Burger's position is that a magic trick is a "picture without a frame" and it is through the scripting process that the performer provides a context for the effect.

It should be noted here that the script for a given effect has to also be consistent with the performer's onstage character.  This comes back to the magician as actor playing the part of a magician notion of Robert-Houdin.

Presuming I could master the Card Warp effect, it would no more make sense for me to repeat Burger's script than it would for David Copperfield to perform the endurance stunts of David Blaine.  Scripting is how the performer makes a particular effect part of their particular show.

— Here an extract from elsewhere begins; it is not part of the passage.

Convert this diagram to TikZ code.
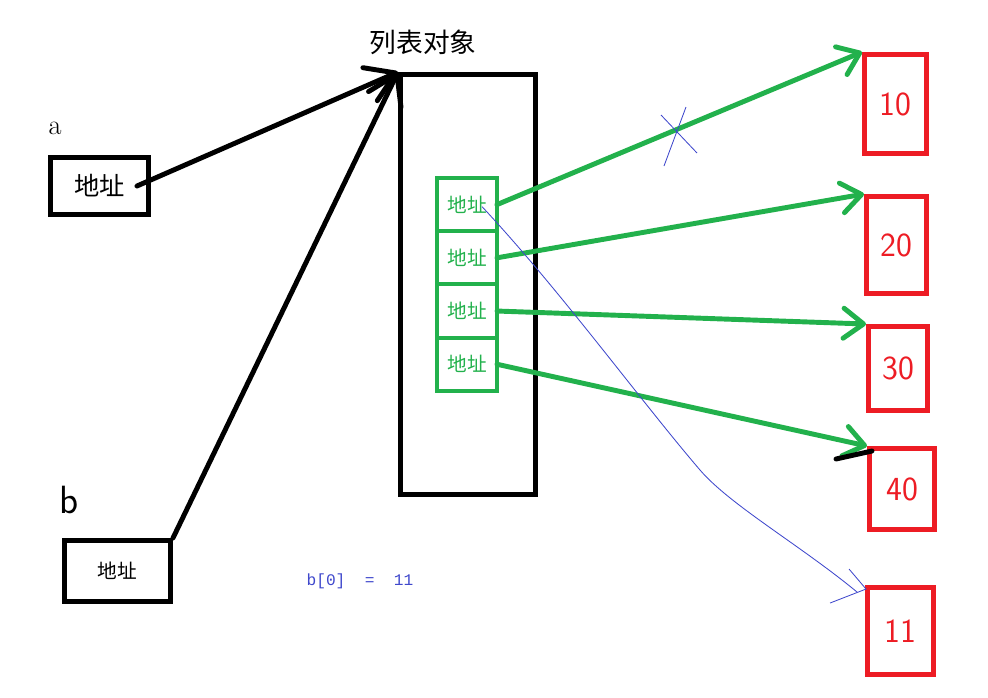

And, from a purely technical perspective, the structure of a script provides the performer with a way of avoiding cluttering up the audience's experience of an effect with unnecessary verbiage--what Burger calls "verbal lint."  Improvisation can add energy to a performance, but the uncertainty can lead the performer--especially an inexperienced performer--to a dead end the only way out of which is more words and more audience confusion.

Pillar IV:  Critique
By investing in the first three pillars--practice, rehearsal and scripting--the performer should be more than ready to accept the feedback of a constructive critique.  Soliciting the comments of trusted fellow magicians and civilians, the performer can continue to adjust and correct aspects of their show so that they can be ready for an audience.

ByThe processes that Burger described are not static.  Much like then final performance, the process is bi-directional with each refinement impacting practice, scripting and rehearsal.  Each critique, like each, performance, informs the scripting, rehearsal and so on. 

Burger's Pillars are foundational to the creation of strong, individual performance and essential to beginning a real conversation with the audience.